Nürnberg soll raus

Nürnberg soll raus

 

Die Allianz gegen Rechtsextremismus, der 165 Kommunen und Landkreise und 322 zivilgesellschaftliche Initiativen, Organisationen und Institutionen angehören, muss nach einem Urteil des Bayerischen Verwaltungsgerichtshofs künftig auf Nürnberg verzichten: Der AfD-Kreisverband Nürnberg/Schwabach und Mitglieder der AfD-Fraktion im Nürnberger Stadtrat hatte gegen die Mitgliedschaft Nürnbergs geklagt. Hintergrund ist, dass die Allianz sich bisweilen auch kritisch zur AfD geäußert hatte. Damit verstoße die Allianz gegen ihre Pflicht zur parteipolitischen Neutralität, die bei einer nicht verbotenen Partei jedoch geboten sei, so das Gericht.

Auf der einen Seite ist es natürlich bezeichnend, dass sich die AfD an einer Allianz gegen Rechtsextremismus stört – wer außer denen, die dabei bekämpft würden, sollte etwas gegen den Kampf gegen Rechtsextremismus haben? Wenn die AfD sich dabei zu Unrecht ins Visier genommen sieht, hätte es mit Sicherheit auch angemessenere Reaktionen gegeben, als die Stadt Nürnberg gleich aus dem Bündnis herauszuklagen; für Handlungen wie diese wurde der Spruch “Mit Kanonen auf Spatzen schießen” erfunden. Mag das Vorgehen der AfD formaljuristisch auch korrekt sein, so ist es in der Außendarstellung doch ein gewaltiges Eigentor und wirkt nicht gerade souverän.

Andererseits ist es natürlich auch typisch für den bürgerlichen Antifaschismus, sich nur auf einzelne Erscheinungen sowie auf Symptome statt auf Ursachen zu fokussieren. Man darf davon ausgehen, dass nahezu alle Landkreise und Kommunen von SPD und CSU regiert werden – zwei Parteien, die der AfD programmatisch durchaus ähnlich sind (bzw. werden): Gerade unter einem Kanzlerkandidaten Friedrich Merz steht die Union für Neoliberalismus, Flüchtlingsabwehr und Spaltung der Gesellschaft (man denke an das berüchtigte Zahnarzt-Zitat).
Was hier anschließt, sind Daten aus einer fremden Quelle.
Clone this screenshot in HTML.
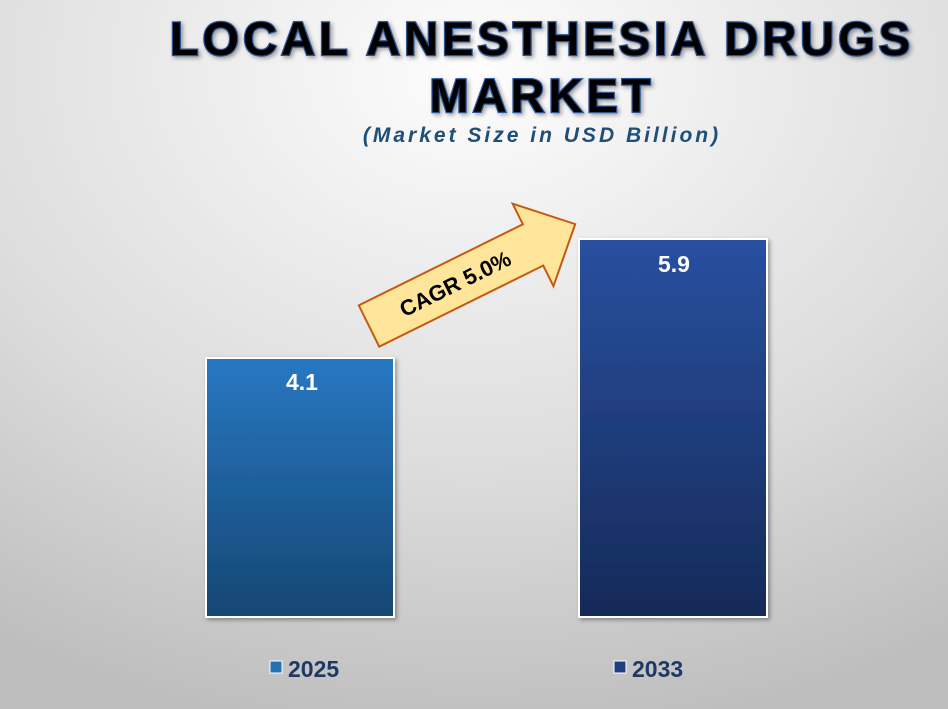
<!DOCTYPE html>
<html><head><meta charset="utf-8"><style>
html,body{margin:0;padding:0;width:948px;height:709px;overflow:hidden}
</style></head><body>
<svg width="948" height="709" xmlns="http://www.w3.org/2000/svg" font-family="Liberation Sans, sans-serif">
<defs>
<radialGradient id="bg" cx="0.5" cy="0.1" r="0.95">
<stop offset="0" stop-color="#fdfdfd"/><stop offset="0.6" stop-color="#dcdcdc"/><stop offset="1" stop-color="#bdbdbd"/>
</radialGradient>
<linearGradient id="b1" x1="0" y1="0" x2="0" y2="1"><stop offset="0" stop-color="#2878c2"/><stop offset="1" stop-color="#154673"/></linearGradient>
<linearGradient id="b2" x1="0" y1="0" x2="0" y2="1"><stop offset="0" stop-color="#2950a0"/><stop offset="1" stop-color="#152a58"/></linearGradient>
<filter id="sh"><feDropShadow dx="2" dy="2" stdDeviation="2" flood-opacity="0.35"/></filter>
</defs>
<rect width="948" height="709" fill="url(#bg)"/>
<g font-weight="bold" font-size="47" text-anchor="middle" fill="#000" stroke="#2b5597" stroke-width="2.5" paint-order="stroke" letter-spacing="4" filter="url(#sh)">
<text x="542" y="55">LOCAL ANESTHESIA DRUGS</text>
<text x="542" y="112">MARKET</text>
</g>
<text x="542" y="142" text-anchor="middle" font-weight="bold" font-style="italic" font-size="21" fill="#1f4e79" letter-spacing="3">(Market Size in USD Billion)</text>
<rect x="206" y="358" width="188" height="259" fill="url(#b1)" stroke="#fff" stroke-width="2" filter="url(#sh)"/>
<rect x="579" y="239" width="188" height="378" fill="url(#b2)" stroke="#fff" stroke-width="2" filter="url(#sh)"/>
<text x="302" y="390" text-anchor="middle" font-weight="bold" font-size="23" fill="#fff">4.1</text>
<text x="674" y="272" text-anchor="middle" font-weight="bold" font-size="23" fill="#fff">5.9</text>
<g transform="translate(369,326) rotate(-26.3)">
<polygon points="0,-23 183,-23 183,-46 230,0 183,46 183,23 0,23" fill="#ffe599" stroke="#c55a11" stroke-width="2"/>
<text x="96" y="8" text-anchor="middle" font-weight="bold" font-size="22" fill="#000">CAGR 5.0%</text>
</g>
<rect x="270" y="661" width="12" height="12" fill="#2472b5" stroke="#fff" stroke-width="1"/>
<text x="288" y="677" font-weight="bold" font-size="23" fill="#1f3864">2025</text>
<rect x="614" y="661" width="12" height="12" fill="#1f3f80" stroke="#fff" stroke-width="1"/>
<text x="632" y="677" font-weight="bold" font-size="23" fill="#1f3864">2033</text>
</svg>
</body></html>
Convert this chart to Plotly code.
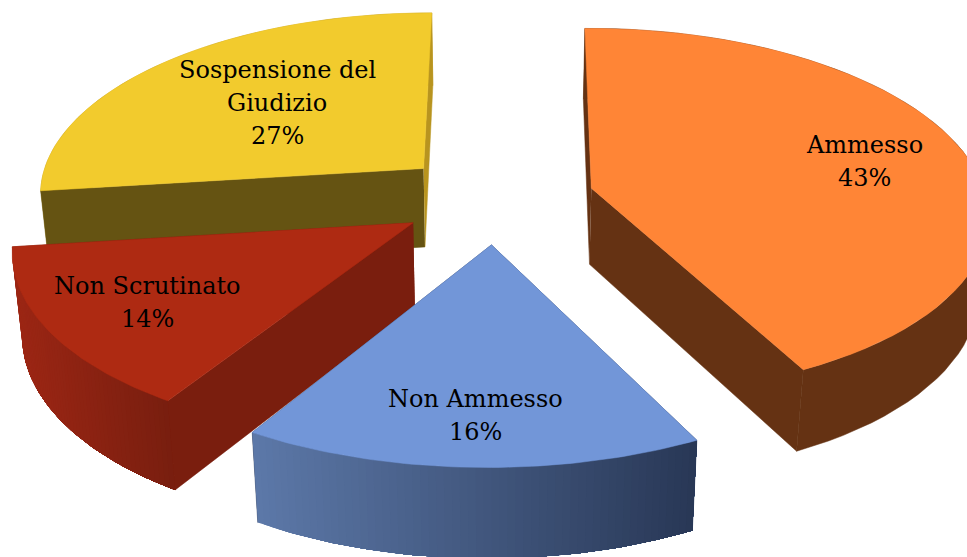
import numpy as np
import plotly.graph_objects as go

categories = ["Ammesso", "Non Ammesso", "Non Scrutinato", "Sospensione del<br>Giudizio"]
values = [43, 16, 14, 27]
top_colors = ["#FF8536", "#7296D8", "#AE2A12", "#F2CB2D"]
wall_colors = ["#653213", "#2A3A5C", "#7A1E0E", "#655312"]
arc_left = [(101, 50, 19), (92, 120, 168), (156, 38, 20), (190, 155, 30)]
arc_right = [(101, 50, 19), (40, 55, 85), (120, 30, 15), (190, 155, 30)]
label_xy = [(864, 161), (475, 415), (147, 302), (277, 103)]

# projection constants and per-slice layout corrections
CX, CY, A, B, K, M, PULL = 498, 198, 405, 182, 0.125, 0.02, 0.25
depth = [78, 84, 84, 81]
slice_nudge = [-0.012, 0.0, 0.005, 0.0]
arc_nudge = [0.025, -0.007, 0.013, 0.0]
arc_xscale = [0.95, 0.98, 0.975, 0.955]
arc_rot = [-0.015, -0.03, 0.0, 0.0]
LINE_PITCH = 33
W, HT = 967, 557


def proj(X, Y, Z, h):
    w = 1 + K * Y - M * Z
    return CX + A * X / w, CY - (B * Y + h * Z) / w


shares = np.array(values) / sum(values) * 2 * np.pi
ends = np.cumsum(shares)
starts = ends - shares
fig = go.Figure()


def poly(xs, ys, color, width=0.5):
    fig.add_trace(go.Scatter(x=list(xs), y=list(ys), mode="lines", fill="toself",
                             fillcolor=color, line=dict(color=color, width=width),
                             hoverinfo="skip", showlegend=False))


for i in [3, 2, 0, 1]:
    s, e = starts[i], ends[i]
    mid = (s + e) / 2
    mx, my = np.sin(mid), np.cos(mid)
    ox, oy = PULL * mx + slice_nudge[i], PULL * my
    th = np.linspace(s, e, 60) + arc_rot[i]
    ax = ox + arc_nudge[i] + arc_xscale[i] * np.sin(th)
    ay = oy + np.cos(th)
    zero = np.zeros_like(th)
    h = depth[i]

    def radial_wall(k):
        sx, sy = proj(np.array([ox, ax[k], ax[k], ox]), np.array([oy, ay[k], ay[k], oy]),
                      np.array([0.0, 0.0, -1.0, -1.0]), h)
        color = "#B8941F" if (i == 3 and k == -1) else wall_colors[i]
        poly(sx, sy, color)

    # a radial wall faces the viewer if the slice body lies behind it
    front, back = [], []
    for k, t in ((0, s), (-1, e)):
        dx, dy = np.sin(t), np.cos(t)
        dot = mx * dx + my * dy
        (front if my - dot * dy >= -1e-9 else back).append(k)
    for k in back:
        radial_wall(k)

    xt, yt = proj(ax, ay, zero, h)
    xb, yb = proj(ax, ay, zero - 1, h)
    if arc_left[i] == arc_right[i]:
        c = arc_left[i]
        poly(np.r_[xt, xb[::-1]], np.r_[yt, yb[::-1]], f"rgb({c[0]},{c[1]},{c[2]})")
    else:
        # painter's order: each band reaches to the right end of the wall, so no seams
        lo, hi = xt.min(), xt.max()
        order = np.argsort(xt)
        for n in range(len(order) - 1):
            idx = order[n:]
            f = (xt[order[n]] - lo) / (hi - lo)
            c = [round(arc_left[i][q] + (arc_right[i][q] - arc_left[i][q]) * f) for q in range(3)]
            poly(np.r_[xt[idx], xb[idx][::-1]], np.r_[yt[idx], yb[idx][::-1]],
                 f"rgb({c[0]},{c[1]},{c[2]})", width=0)
    for k in front:
        radial_wall(k)

    cx0, cy0 = proj(np.array([ox]), np.array([oy]), np.array([0.0]), h)
    poly(np.r_[cx0, xt, cx0], np.r_[cy0, yt, cy0], top_colors[i])

for cat, val, (lx, ly) in zip(categories, values, label_xy):
    lines = cat.split("<br>") + [f"{val}%"]
    for n, line in enumerate(lines):
        fig.add_annotation(x=lx, y=ly + (n - (len(lines) - 1) / 2) * LINE_PITCH, text=line,
                           showarrow=False, align="center", xanchor="center", yanchor="middle",
                           font=dict(family="DejaVu Serif", size=24, color="#000000"))

fig.update_layout(width=W, height=HT, margin=dict(l=0, r=0, t=0, b=0),
                  paper_bgcolor="white", plot_bgcolor="white", showlegend=False,
                  xaxis=dict(range=[0, W], visible=False, fixedrange=True),
                  yaxis=dict(range=[HT, 0], visible=False, fixedrange=True))
fig.write_html("out.html", config={"displayModeBar": False},
               post_script="document.body.style.margin='0';document.documentElement.style.overflow='hidden';")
Und Olaf Scholz sagte im Interview mit dem Spiegel, die BRD müsse “endlich im großen Stil abschieben”. Wo sind da noch die Unterschiede zur AfD? Bürgerlicher Antifaschismus bleibt daher immer an der Oberfläche – weil er das Problem nicht an der Wurzel angehen kann.

Ob Nürnberg wirklich aus der Allianz gegen Rechtsextremismus austreten muss, ist übrigens noch nicht ausgemacht: Wenn die Allianz sich dazu verpflichte, künftig auf explizite Äußerungen zur AfD zu verzichten, könnte sich das ganze Theater noch im Laufe der Revision in Luft auflösen.